Harold Stapleton

Personal information
- Full name: Harold Vincent Stapleton
- Born: 7 January 1915 Kyogle, New South Wales, Australia
- Died: 24 September 2015 (aged 100)
- Batting: Left-handed
- Bowling: Left-arm medium

Domestic team information
- 1941: New South Wales

Career statistics
| Competition | FC |
| Matches | 1 |
| Runs scored | 1 |
| Batting average | 1.00 |
| 100s/50s | 0/0 |
| Top score | 1 |
| Balls bowled | 80 |
| Wickets | 0 |
| Bowling average | n/a |
| 5 wickets in innings | 0 |
| 10 wickets in match | 0 |
| Best bowling | 0/9 |
| Catches/stumpings | 2/- |
- Source: CricketArchive, 7 December 2012

= Harold Stapleton =

Australian cricketer

Harold Vincent Stapleton (7 January 1915 – 24 September 2015) was an Australian cricketer who played a single first-class match for New South Wales in 1941. He was one of only three Australian first-class cricketers to live past the age of 100, the others being Ted Martin and Jack Laver.

Born in Kyogle, New South Wales, Stapleton played in a number of minor matches during the 1930s, including for Lismore, Northern New South Wales, and the New South Wales colts and second XI teams. He played his single first-class match for New South Wales against South Australia in February 1941, the final match of the war-interrupted 1940–41 season. He scored one run in New South Wales' only innings, and failed to take a wicket from ten eight-ball overs, opening the bowling with Vic Jackson. Stapleton enlisted in the Australian Imperial Force in April of the same year, serving as a corporal in the Australian Army.
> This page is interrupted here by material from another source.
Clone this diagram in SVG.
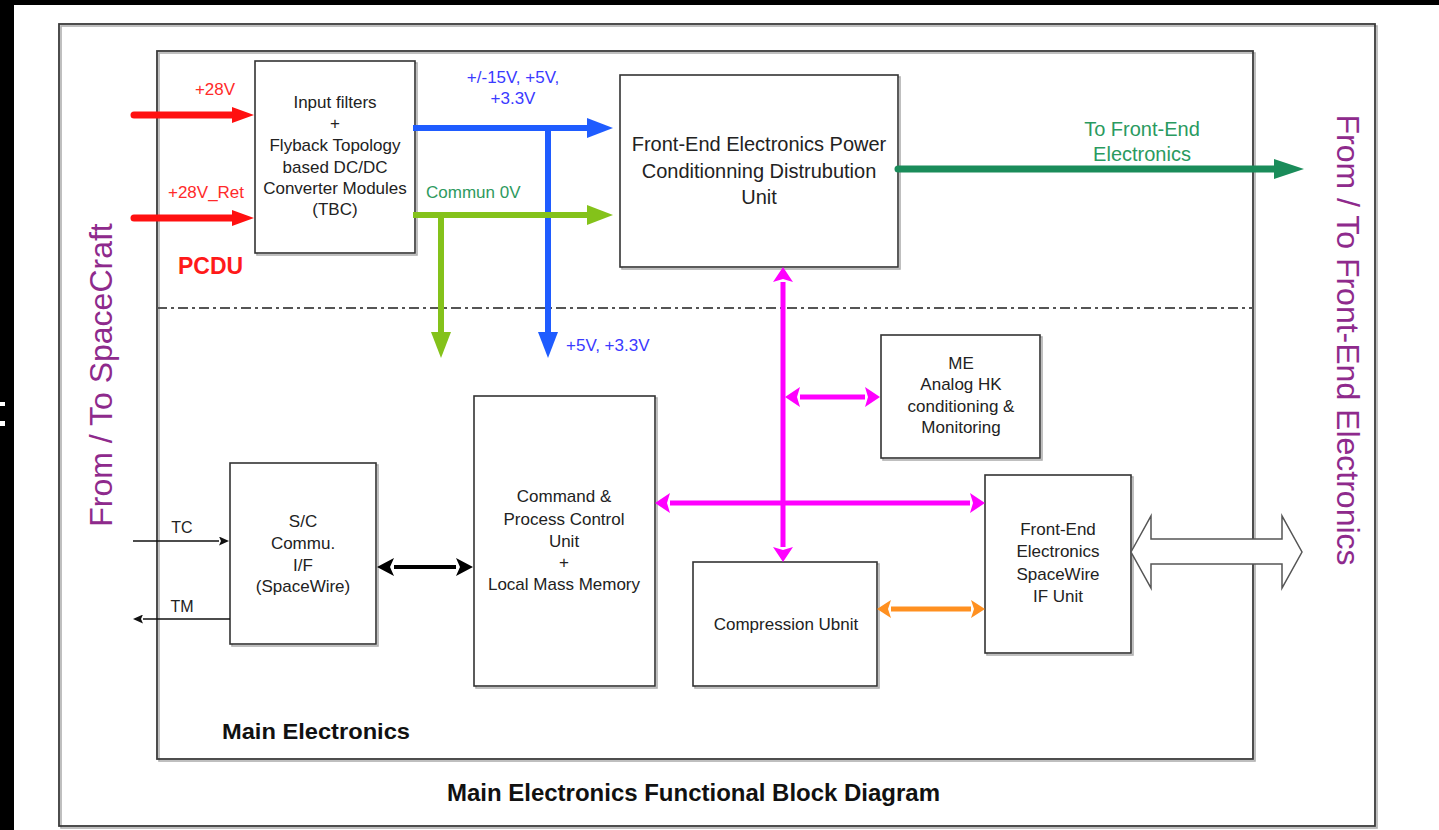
<svg xmlns="http://www.w3.org/2000/svg" width="1439" height="830" viewBox="0 0 1439 830">
<style>
  .box { fill: #fff; stroke: #333; stroke-width: 1.6; }
  .sh { fill: none; stroke: #b0b0b0; stroke-width: 1.6; }
  .frame { fill: none; stroke: #3a3a3a; stroke-width: 1.8; }
  .t { font-family: "Liberation Sans", Arial, sans-serif; font-size: 17px; fill: #222; text-anchor: middle; }
  .big { font-size: 20px; }
  .lbl { font-family: "Liberation Sans", Arial, sans-serif; font-size: 17px; }
  .lbl20 { font-size: 20px; }
  .lbl16 { font-size: 16px; }
  .bold { font-family: "Liberation Sans", Arial, sans-serif; font-weight: bold; fill: #111; }
  .side { font-family: "Liberation Sans", Arial, sans-serif; font-size: 32px; fill: #8e2a8c; text-anchor: middle; }
  .red { stroke: #ff1010; stroke-width: 7; fill: none; stroke-linecap: round; }
  .blue { stroke: #1f5cff; stroke-width: 6; fill: none; }
  .lgreen { stroke: #84c21a; stroke-width: 6; fill: none; }
  .dgreen { stroke: #1a8c5a; stroke-width: 7; fill: none; stroke-linecap: round; }
  .mag { stroke: #ff00ff; stroke-width: 5; fill: none; }
  .orange { stroke: #ff9020; stroke-width: 5; fill: none; }
  .blk { stroke: #000; stroke-width: 4; fill: none; }
  .thin { stroke: #111; stroke-width: 1.3; fill: none; }
</style>
<defs>
  <marker id="mRed" markerUnits="userSpaceOnUse" viewBox="0 -8 22 16" markerWidth="22" markerHeight="16" refX="0" refY="0" orient="auto"><path d="M0,-8 L22,0 L0,8 Z" fill="#ff1010"/></marker>
  <marker id="mBlue" markerUnits="userSpaceOnUse" viewBox="0 -10 26 20" markerWidth="26" markerHeight="20" refX="0" refY="0" orient="auto"><path d="M0,-10 L26,0 L0,10 Z" fill="#1f5cff"/></marker>
  <marker id="mLGreen" markerUnits="userSpaceOnUse" viewBox="0 -10 26 20" markerWidth="26" markerHeight="20" refX="0" refY="0" orient="auto"><path d="M0,-10 L26,0 L0,10 Z" fill="#84c21a"/></marker>
  <marker id="mDGreen" markerUnits="userSpaceOnUse" viewBox="0 -10 30 20" markerWidth="30" markerHeight="20" refX="0" refY="0" orient="auto"><path d="M0,-10 L30,0 L0,10 Z" fill="#1a8c5a"/></marker>
  <marker id="mMag" markerUnits="userSpaceOnUse" viewBox="0 -10 15 20" markerWidth="15" markerHeight="20" refX="0" refY="0" orient="auto-start-reverse"><path d="M0,-10 L15,0 L0,10 L3,0 Z" fill="#ff00ff"/></marker>
  <marker id="mOrange" markerUnits="userSpaceOnUse" viewBox="0 -9 14 18" markerWidth="14" markerHeight="18" refX="0" refY="0" orient="auto-start-reverse"><path d="M0,-9 L14,0 L0,9 L3,0 Z" fill="#ff9020"/></marker>
  <marker id="mBlk" markerUnits="userSpaceOnUse" viewBox="0 -9 17 18" markerWidth="17" markerHeight="18" refX="0" refY="0" orient="auto-start-reverse"><path d="M0,-9 L17,0 L0,9 L4,0 Z" fill="#000"/></marker>
  <marker id="mThin" markerUnits="userSpaceOnUse" viewBox="0 -4.5 10 9" markerWidth="10" markerHeight="9" refX="0" refY="0" orient="auto"><path d="M0,-4.5 L10,0 L0,4.5 L2,0 Z" fill="#111"/></marker>
</defs>

<rect x="0" y="0" width="1439" height="830" fill="#000"/>
<rect x="14" y="5" width="1425" height="825" fill="#fff"/>
<rect x="0" y="402" width="5" height="4" fill="#fff"/>
<rect x="0" y="421" width="5" height="5" fill="#fff"/>

<g id="outer-frame">
  <rect class="sh" x="61" y="26" width="1316" height="802"/>
  <rect class="frame" x="59" y="24" width="1316" height="802"/>
  <text class="bold" x="447" y="801" font-size="23" textLength="493" lengthAdjust="spacingAndGlyphs">Main Electronics Functional Block Diagram</text>
  <text class="side" transform="translate(112,375) rotate(-90)">From / To SpaceCraft</text>
  <text class="side" transform="translate(1337,340) rotate(90)">From / To Front-End Electronics</text>
</g>

<g id="main-electronics">
  <rect class="sh" x="159" y="53" width="1096" height="708"/>
  <rect class="frame" x="157" y="51" width="1096" height="708"/>
  <line x1="157" y1="308" x2="1253" y2="308" stroke="#555" stroke-width="2" stroke-dasharray="10 4 3 4"/>
  <text class="bold" x="222" y="739" font-size="22" textLength="188" lengthAdjust="spacingAndGlyphs">Main Electronics</text>
  <text x="178" y="274" font-family="Liberation Sans, Arial, sans-serif" font-weight="bold" font-size="23" fill="#ff1a1a">PCDU</text>
</g>

<g id="pcdu-converter">
  <rect class="sh" x="257" y="63" width="160" height="192"/>
  <rect class="box" x="255" y="61" width="160" height="192"/>
  <text class="t" x="335" y="108">Input filters</text>
  <text class="t" x="335" y="129">+</text>
  <text class="t" x="335" y="151">Flyback Topology</text>
  <text class="t" x="335" y="173">based DC/DC</text>
  <text class="t" x="335" y="194">Converter Modules</text>
  <text class="t" x="335" y="215">(TBC)</text>
</g>

<g id="fee-pcdu">
  <rect class="sh" x="622" y="77" width="278" height="192"/>
  <rect class="box" x="620" y="75" width="278" height="192"/>
  <text class="t big" x="759" y="151">Front-End Electronics Power</text>
  <text class="t big" x="759" y="178">Conditionning Distrubution</text>
  <text class="t big" x="759" y="204">Unit</text>
</g>

<g id="me-hk">
  <rect class="sh" x="883" y="337" width="159" height="123"/>
  <rect class="box" x="881" y="335" width="159" height="123"/>
  <text class="t" x="961" y="369">ME</text>
  <text class="t" x="961" y="390">Analog HK</text>
  <text class="t" x="961" y="412">conditioning &amp;</text>
  <text class="t" x="961" y="433">Monitoring</text>
</g>

<g id="sc-commu-if">
  <rect class="sh" x="232" y="465" width="146" height="181"/>
  <rect class="box" x="230" y="463" width="146" height="181"/>
  <text class="t" x="303" y="527">S/C</text>
  <text class="t" x="303" y="549">Commu.</text>
  <text class="t" x="303" y="571">I/F</text>
  <text class="t" x="303" y="592">(SpaceWire)</text>
</g>

<g id="command-process">
  <rect class="sh" x="476" y="398" width="181" height="290"/>
  <rect class="box" x="474" y="396" width="181" height="290"/>
  <text class="t" x="564" y="502">Command &amp;</text>
  <text class="t" x="564" y="525">Process Control</text>
  <text class="t" x="564" y="547">Unit</text>
  <text class="t" x="564" y="568">+</text>
  <text class="t" x="564" y="590">Local Mass Memory</text>
</g>

<g id="compression">
  <rect class="sh" x="695" y="564" width="184" height="124"/>
  <rect class="box" x="693" y="562" width="184" height="124"/>
  <text class="t" x="786" y="630">Compression Ubnit</text>
</g>

<g id="fee-spw-if">
  <rect class="sh" x="987" y="477" width="146" height="178"/>
  <rect class="box" x="985" y="475" width="146" height="178"/>
  <text class="t" x="1058" y="535">Front-End</text>
  <text class="t" x="1058" y="557">Electronics</text>
  <text class="t" x="1058" y="580">SpaceWire</text>
  <text class="t" x="1058" y="602">IF Unit</text>
</g>

<g id="connectors">
  <line class="red" x1="134" y1="115" x2="232" y2="115" marker-end="url(#mRed)"/>
  <line class="red" x1="134" y1="218" x2="232" y2="218" marker-end="url(#mRed)"/>
  <text class="lbl" x="215" y="95" fill="#ff2a2a" text-anchor="middle">+28V</text>
  <text class="lbl" x="206" y="198" fill="#ff2a2a" text-anchor="middle">+28V_Ret</text>

  <line class="blue" x1="413" y1="128" x2="587" y2="128" marker-end="url(#mBlue)"/>
  <line class="blue" x1="548" y1="125" x2="548" y2="332" marker-end="url(#mBlue)"/>
  <text class="lbl" x="513" y="83" fill="#3a3aff" text-anchor="middle">+/-15V, +5V,</text>
  <text class="lbl" x="513" y="104" fill="#3a3aff" text-anchor="middle">+3.3V</text>
  <text class="lbl" x="566" y="351" fill="#3a3aff">+5V, +3.3V</text>

  <line class="lgreen" x1="413" y1="215" x2="587" y2="215" marker-end="url(#mLGreen)"/>
  <line class="lgreen" x1="441" y1="212" x2="441" y2="332" marker-end="url(#mLGreen)"/>
  <text class="lbl" x="426" y="198" fill="#2e9a5e">Commun 0V</text>

  <line class="dgreen" x1="898" y1="169" x2="1274" y2="169" marker-end="url(#mDGreen)"/>
  <text class="lbl lbl20" x="1142" y="136" fill="#2a9a60" text-anchor="middle">To Front-End</text>
  <text class="lbl lbl20" x="1142" y="161" fill="#2a9a60" text-anchor="middle">Electronics</text>

  <line class="mag" x1="783" y1="282" x2="783" y2="547" marker-start="url(#mMag)" marker-end="url(#mMag)"/>
  <line class="mag" x1="670" y1="503" x2="970" y2="503" marker-start="url(#mMag)" marker-end="url(#mMag)"/>
  <line class="mag" x1="800" y1="397" x2="865" y2="397" marker-start="url(#mMag)" marker-end="url(#mMag)"/>

  <line class="orange" x1="891" y1="609" x2="971" y2="609" marker-start="url(#mOrange)" marker-end="url(#mOrange)"/>

  <line class="blk" x1="394" y1="567" x2="456" y2="567" marker-start="url(#mBlk)" marker-end="url(#mBlk)"/>

  <line class="thin" x1="133" y1="541" x2="219" y2="541" marker-end="url(#mThin)"/>
  <line class="thin" x1="230" y1="619" x2="143" y2="619" marker-end="url(#mThin)"/>
  <text class="lbl lbl16" x="182" y="533" fill="#222" text-anchor="middle">TC</text>
  <text class="lbl lbl16" x="182" y="612" fill="#222" text-anchor="middle">TM</text>

  <polygon points="1131,552 1151,516 1151,539 1282,539 1282,516 1302,552 1282,588 1282,564 1151,564 1151,588" fill="#fff" stroke="#555" stroke-width="1.5" stroke-linejoin="miter"/>
</g>
</svg>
Having served in New Guinea, Stapleton was discharged from service in January 1946, and took up employment with an oil company based in Wollongong. He continued to play cricket with St George in the Sydney grade cricket competition, and finished his career with 2,242 runs at an average of 32.49 and 93 wickets at an average of 17.56. On the death of Ernie Crossan in August 2009, Stapleton became the oldest living Australian first-class cricketer. Stapleton died at the age of 100 on 24 September 2015. He was the oldest lived New South Wales cricketer, surpassing George Moore's record.